Samstag, 17. Dezember 2016

Reingehört: Okilly Dokilly "Howdilly Doodilly"








Bevor wir mit OKILLY DOKILLY und "Howdilly Doodilly" in medias res gehen, ein kleines Vorwort: es gibt Tausende Rock- und Metal-Bands auf diesem Planeten und die Übersättigung hat ein Maß erreicht, dass ein Newcomer mit normalen Mitteln kaum noch die Aufmerksamkeit der Massen gewinnen kann. Da braucht es schon teilweise sehr ausgefallene Konzepte, damit man im Ozean des Undergrounds irgendwie Beachtung findet.
Fünf Typen aus Arizona zum Beispiel haben sich wohl gefragt, was der kleinste gemeinsame Nenner ist, auf den man die werbe-relevante Zielgruppe zwischen 14 und 49 Jahren zusammendampfen kann? Heraus kam bei der Überlegung wahrscheinlich die Erkenntnis, dass fast alle Menschen mit dieser Demographie die Kultserie "Die Simpsons" kennen und großteils auch etwas abgewinnen können. Wieso also nicht eine Band gründen, die sich dem beliebten Cartoon vollkommen verschreibt? Allerdings haben sich die
Herren aus Phoenix keinen Charakter aus der ersten Reihe wie Bart oder Homer geschnappt, sondern widmen sich ganz dem notorischen Nachbarn Ned Flanders.
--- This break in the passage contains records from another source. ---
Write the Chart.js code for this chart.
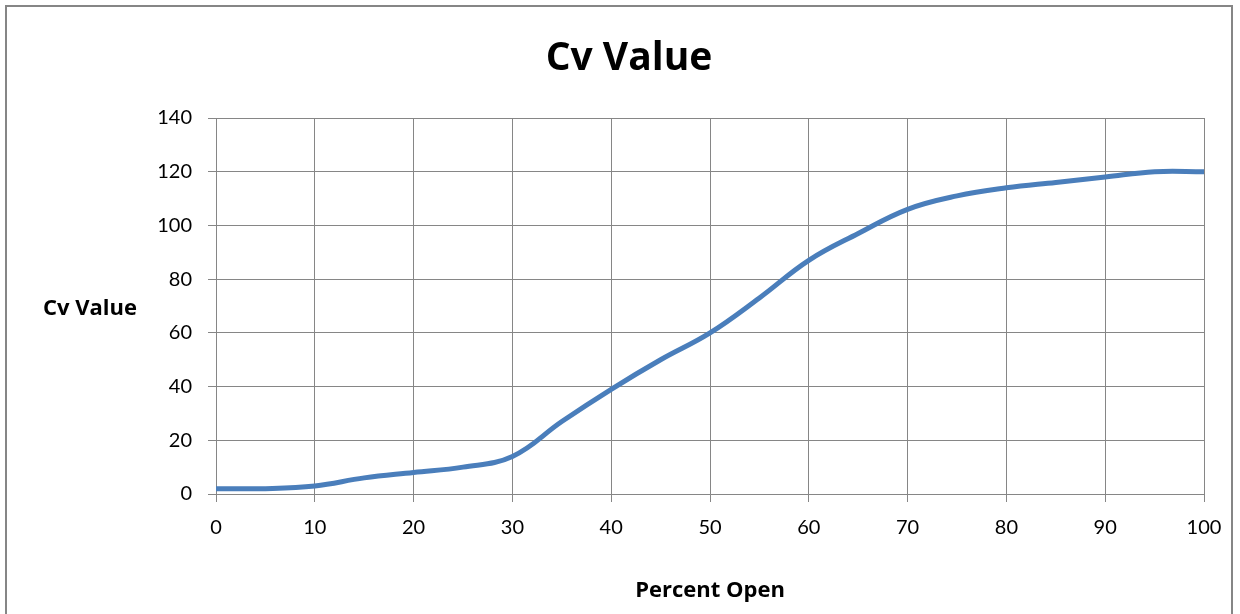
<!DOCTYPE html>
<html>
<head>
<meta charset="utf-8">
<title>Cv Value</title>
<script src="https://cdn.jsdelivr.net/npm/chart.js@4/dist/chart.umd.min.js"></script>
<style>
  html, body { margin: 0; padding: 0; background: #fff; }
  #wrap { width: 1240px; height: 614px; }
</style>
</head>
<body>
<div id="wrap"><canvas id="chart" width="1240" height="614"></canvas></div>
<script>
var percentOpen = [0, 5, 10, 15, 20, 25, 30, 35, 40, 45, 50, 55, 60, 65, 70, 75, 80, 85, 90, 95, 100];
var cvValues = [2, 2, 3, 6, 8, 10, 14, 27, 39, 50, 60, 73, 87, 97, 106, 111, 114, 116, 118, 120, 120];
var xTicks = [0, 10, 20, 30, 40, 50, 60, 70, 80, 90, 100];
var yTicks = [0, 20, 40, 60, 80, 100, 120, 140];

var FONT = "Lato, 'Open Sans', sans-serif";
var BOLD = "'Open Sans', Lato, sans-serif";
var GRID = "#868686";

var points = percentOpen.map(function (x, i) {
  return { x: x, y: cvValues[i] };
});

// frame, chart title and the horizontal y axis title
var extras = {
  id: "extras",
  beforeDraw: function (chart) {
    var ctx = chart.ctx;
    ctx.save();
    ctx.fillStyle = "#fff";
    ctx.fillRect(0, 0, chart.width, chart.height);
    ctx.strokeStyle = GRID;
    ctx.lineWidth = 2;
    ctx.strokeRect(6, 6, 1226, 700);
    ctx.restore();
  },
  afterDraw: function (chart) {
    var ctx = chart.ctx;
    ctx.save();
    ctx.fillStyle = "#000";
    ctx.textAlign = "center";
    ctx.textBaseline = "alphabetic";
    ctx.font = "bold 39px " + BOLD;
    ctx.fillText("Cv Value", 629, 70);
    ctx.font = "bold 22px " + BOLD;
    ctx.fillText("Cv Value", 90, 315);
    ctx.restore();
  }
};

new Chart(document.getElementById("chart"), {
  type: "line",
  data: {
    datasets: [{
      label: "Cv Value",
      data: points,
      borderColor: "#4a7ebb",
      borderWidth: 5,
      pointRadius: 0,
      tension: 0.4,
      fill: false
    }]
  },
  options: {
    responsive: false,
    animation: false,
    layout: { padding: { left: 0, right: 36, top: 118, bottom: 0 } },
    plugins: {
      legend: { display: false },
      tooltip: { enabled: false },
      title: { display: false }
    },
    scales: {
      x: {
        type: "linear",
        min: 0,
        max: 100,
        afterBuildTicks: function (s) {
          s.ticks = xTicks.map(function (v) { return { value: v }; });
        },
        afterFit: function (s) { s.height = 120; },
        grid: { color: GRID, lineWidth: 1, tickLength: 8 },
        border: { color: GRID, width: 1 },
        ticks: {
          color: "#000",
          font: { family: FONT, size: 20 },
          padding: 14,
          maxRotation: 0
        },
        title: {
          display: true,
          text: "Percent Open",
          color: "#000",
          font: { family: BOLD, size: 22, weight: "bold" },
          padding: { top: 0, bottom: 10 }
        }
      },
      y: {
        type: "linear",
        min: 0,
        max: 140,
        afterBuildTicks: function (s) {
          s.ticks = yTicks.map(function (v) { return { value: v }; });
        },
        afterFit: function (s) { s.width = 216; },
        grid: { color: GRID, lineWidth: 1, tickLength: 8 },
        border: { color: GRID, width: 1 },
        ticks: {
          color: "#000",
          font: { family: FONT, size: 20 },
          padding: 16
        }
      }
    }
  },
  plugins: [extras]
});
</script>
</body>
</html>
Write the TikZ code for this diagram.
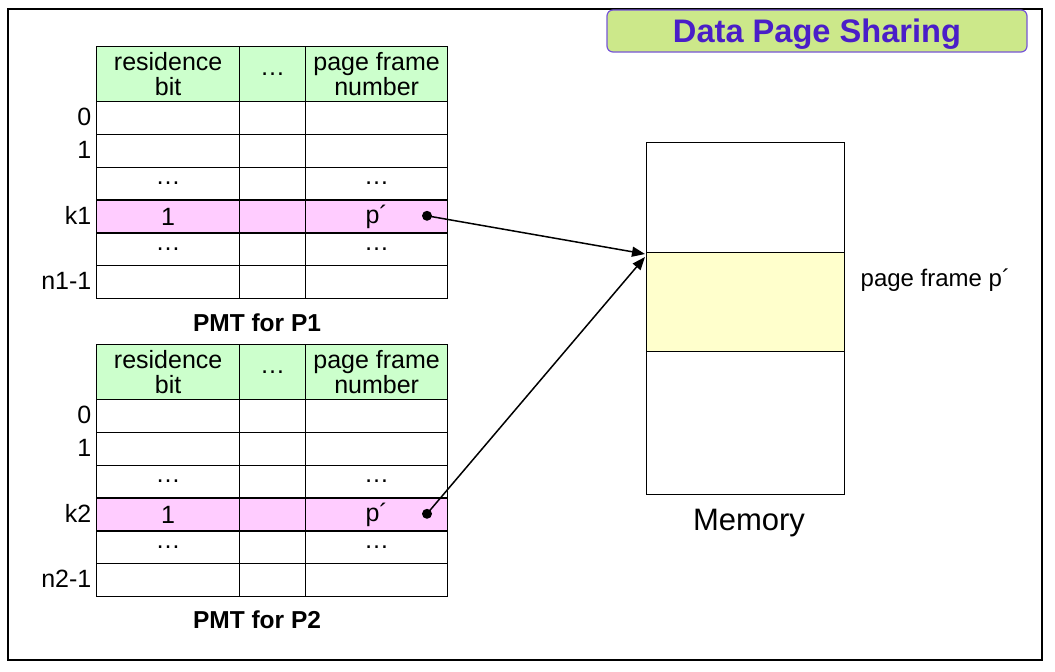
\documentclass[tikz,border=0pt]{standalone}
\usepackage{fontspec}
\setmainfont{Liberation Sans}
\usepackage{tikz}
\usetikzlibrary{positioning, calc, arrows.meta}
\tikzset{>={Triangle[length=13pt, width=10pt]}}
\definecolor{headgreen}{HTML}{CCFFCC}
\definecolor{rowpink}{HTML}{FFCCFF}
\definecolor{frameyellow}{HTML}{FFFFCC}
\definecolor{titlegreen}{HTML}{CCE88A}
\definecolor{titleblue}{HTML}{4A1EC8}

\begin{document}
\begin{tikzpicture}
    [x=1pt, y=-1pt, line width=1.3pt,
     cell/.style={draw, anchor=north west, inner sep=0pt, minimum height=32.8pt,
       font=\fontsize{25}{25}\selectfont},
     head/.style={cell, fill=headgreen, minimum height=55pt, align=center},
     rowlabel/.style={anchor=east, inner sep=0pt, font=\fontsize{25}{25}\selectfont},
     caption/.style={inner sep=0pt, font=\bfseries\fontsize{24.5}{26}\selectfont},
     memcell/.style={draw, anchor=north west, inner sep=0pt, minimum width=198pt},
     dot/.style={circle, fill, inner sep=0pt, minimum size=10pt}]
    \useasboundingbox (0,0) rectangle (1055,672);
    \draw[line width=1.5pt] (8,9) rectangle (1042,660);

    \node[draw=titleblue!75, fill=titlegreen, rounded corners=6pt, line width=1.2pt,
      minimum width=420pt, minimum height=42pt, text=titleblue, text depth=0pt,
      font=\bfseries\fontsize{32.6}{34}\selectfont] (title) at (817,31) {Data Page Sharing};

    % the two page map tables
    \foreach \t/\top in {1/46, 2/344} {
      \node[head, minimum width=143pt] (h\t-a) at (96,\top) {residence\\bit};
      \node[head, minimum width=66pt] (h\t-b) at (239,\top) {…};
      \node[head, minimum width=142pt] (h\t-c) at (305,\top) {page frame\\number};
      \foreach \r/\lab/\va/\vc/\bg in {0/0/{}/{}/white, 1/1/{}/{}/white,
          2/{}/…/…/white, 3/k\t/1/p´/rowpink, 4/{}/…/…/white, 5/n\t-1/{}/{}/white} {
        \node[cell, fill=\bg, minimum width=143pt] (r\t-\r-a) at (96,\top+55+\r*32.8) {\va};
        \node[cell, fill=\bg, minimum width=66pt] (r\t-\r-b) at (239,\top+55+\r*32.8) {};
        \node[cell, fill=\bg, minimum width=142pt] (r\t-\r-c) at (305,\top+55+\r*32.8) {\vc};
        \node[rowlabel] (l\t-\r) at (92,\top+55+\r*32.8+16) {\lab};
      }
      \node[dot] (d\t) at (427,\top+55+3*32.8+16.4) {};
    }
    \node[caption] (c1) at (257,323) {PMT for P1};
    \node[caption] (c2) at (257,620) {PMT for P2};

    % memory
    \node[memcell, minimum height=110pt] (mtop) at (646,142) {};
    \node[memcell, minimum height=99pt, fill=frameyellow] (pf) at (646,252) {};
    \node[memcell, minimum height=143pt] (mbot) at (646,351) {};
    \node[font=\fontsize{31}{33}\selectfont] (mem) at (749,523) {Memory};
    \node[anchor=west, inner sep=0pt, font=\fontsize{24}{26}\selectfont] (pflabel)
      at (860,280) {page frame p´};

    \draw[->, line width=1.5pt] (d1.center) -- ($(pf.north west)+(-1,2)$);
    \draw[->, line width=1.5pt] (d2.center) -- ($(pf.north west)+(-1,5)$);
  \end{tikzpicture}
\end{document}
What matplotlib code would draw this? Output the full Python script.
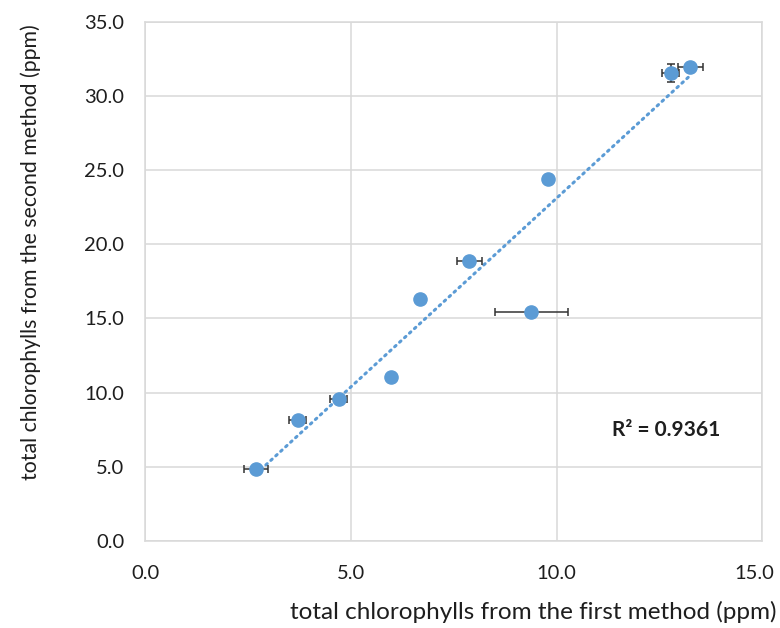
import numpy as np
import matplotlib.pyplot as plt
from matplotlib.transforms import ScaledTranslation

# ── DATA ─────────────────────────────────────────────────────
first_method  = [2.69, 3.70, 4.70, 5.98, 6.68, 7.88, 9.38, 9.78, 12.77, 13.25]
second_method = [4.83, 8.13, 9.55, 11.07, 16.3, 18.89, 15.41, 24.41, 31.56, 31.94]
x_err         = [0.30, 0.20, 0.20, 0.0, 0.0, 0.30, 0.89, 0.0, 0.20, 0.30]
y_err         = [0.0, 0.0, 0.0, 0.0, 0.0, 0.0, 0.0, 0.0, 0.6, 0.0]
r2_label      = 'R² = 0.9361'
x_ticks       = [0, 5, 10, 15]
y_ticks       = [0, 5, 10, 15, 20, 25, 30, 35]
# ─────────────────────────────────────────────────────────────

BLUE = '#5B9BD5'
GRID = '#d9d9d9'
INK  = '#1e1e1e'

plt.rcParams['font.family'] = ['Lato', 'DejaVu Sans']

fig = plt.figure(figsize=(7.8, 6.28), dpi=100)
ax = fig.add_axes([0.1863, 0.1385, 0.7910, 0.8271])

x = np.array(first_method)
y = np.array(second_method)

# linear trendline over the data range
k, b = np.polyfit(x, y, 1)
xt = np.array([x.min(), x.max()])
ax.plot(xt, k * xt + b, color=BLUE, lw=2.2, ls=(0, (0.6, 1.6)),
        dash_capstyle='round', zorder=2)

xe = [e if e > 0 else np.nan for e in x_err]
ye = [e if e > 0 else np.nan for e in y_err]
ax.errorbar(x, y, xerr=xe, yerr=ye, fmt='none', ecolor='#333333',
            elinewidth=1.1, capsize=3, capthick=1.1, zorder=3)
ax.plot(x, y, 'o', color=BLUE, markersize=9.5, zorder=4)

ax.set_xlim(0, 15)
ax.set_ylim(0, 35)
ax.set_xticks(x_ticks)
ax.set_yticks(y_ticks)
ax.set_xticklabels([f'{v:.1f}' for v in x_ticks])
ax.set_yticklabels([f'{v:.1f}' for v in y_ticks])
ax.tick_params(length=0, labelsize=14.5, colors=INK)
ax.tick_params(axis='x', pad=17)
ax.tick_params(axis='y', pad=15)

# keep the last x label inside the figure
last = ax.get_xticklabels()[-1]
last.set_transform(last.get_transform() + ScaledTranslation(-6 / 72, 0, fig.dpi_scale_trans))

ax.grid(True, color=GRID, lw=1.1)
ax.set_axisbelow(True)
for s in ax.spines.values():
    s.set_color(GRID)
    s.set_linewidth(1.1)

ax.text(11.35, 7.5, r2_label, fontsize=15, fontweight='bold', color=INK,
        va='center', ha='left')

fig.text(0.040, 0.598, 'total chlorophylls from the second method (ppm)',
         rotation=90, ha='center', va='center', fontsize=15.3, color=INK)
fig.text(0.996, 0.025, 'total chlorophylls from the first method (ppm)',
         ha='right', va='center', fontsize=17.5, color=INK)

plt.savefig('out.png', dpi=100)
Wie ernst das Quintett es allerdings damit meint, merkt man nicht nur am Ned-Flanders-Einheits-Look und dem Bandnamen, auch die Lyrics sind laut Aussage der Kapelle zum größten Teil Zitate, die man direkt aus der Serie übernommen hat. Dadurch bestehen die meisten Liedtexte oft nur aus wenigen Worten oder Sätzen, die man plakativ oft wiederholt. Ein echter Die-Hard-Fan der Serie wird sehr viele bis alle Anspielungen verstehen und sich an einige witzige Szenen erinnern - wie zum Beispiel beim Opener 'White Wine Spritzer', der auf die Episode anspielt in der sich Ned mit Homer in Las Vegas mit einer Weisswein-Schorle so abschießt, dass er in der selben Nacht noch eine Hure heiratet, was zu allerhand Verwirrung führt. Allerdings täuscht das inhaltliche Konzept nicht darüber hinweg, dass ein Großteil der Liedguts lediglich ein neumodischer Mix aus Deathcore und Screamo ist, der bei mir nicht durchweg gut ins Ohr gehen. Slams, Breakdowns und Dub-Electronics unterscheiden sich kaum von dem was es sonst so auf dem zeitgenössischen Core-Markt angeboten bekommt. Vor allem die synthetischen Samples werden vielen Extreme-Metal-Fans Übel aufstoßen. Zum Glück gibt es aber auch immer wieder etwas abgedrehte Ausflüge in andere Genres - wie beispielsweise in den Sludge bei 'They Warned Me' oder in den (nicht ganz Ernst gemeinten) Folk Country bei 'Panic Room'.

Natürlich bleibt das Fundament im angesprochenen Core-Sound verwurzelt und wer damit ein Problem hat, wird sich nicht mit diesem Act anfreunden können. Metal-Puristen werden auf jeden Fall beim Brüllaffen-Kotzgesang, dem Synthesizer-Massaker und dem leicht albernen Ausflügen wütend die Nase rümpfen und dennoch auch bei der einen oder anderen Stelle verstohlen grinsen, wenn sie eine der unzähligen Simpsons-Anekdote verstanden haben. Am Ende des Tages ist OKILLY DOKILLY eine Truppe, die ohne ihr cleveres Konzept keine größere Aufmerksamkeit erhalten hätte, denn bereits bei den ersten Promo-Fotos und noch bevor die ersten Töne online waren, ging das Internet steil und bescherte den Newcomern mehrere Zehntausend Follower in den einschlägigen Netzwerken. "Howdilly Doodilly" ist ein solides New School Dubcore Album für entsprechende Szene-Gänger, aber allein die Tatsache, dass man Simpsons-Fan ist, wird nicht ausreichen, dass man diesen Herren auch über diese Scheibe hinaus treu bleibt. Gerade konventionelle Metaller werden hierbei die Flucht ergreifen.
Seit dem 11.11.2017 (passend zum Karnevalsbeginn in Köln) gibt es diesen Dreher bei der Band selbst digital zu erwerben.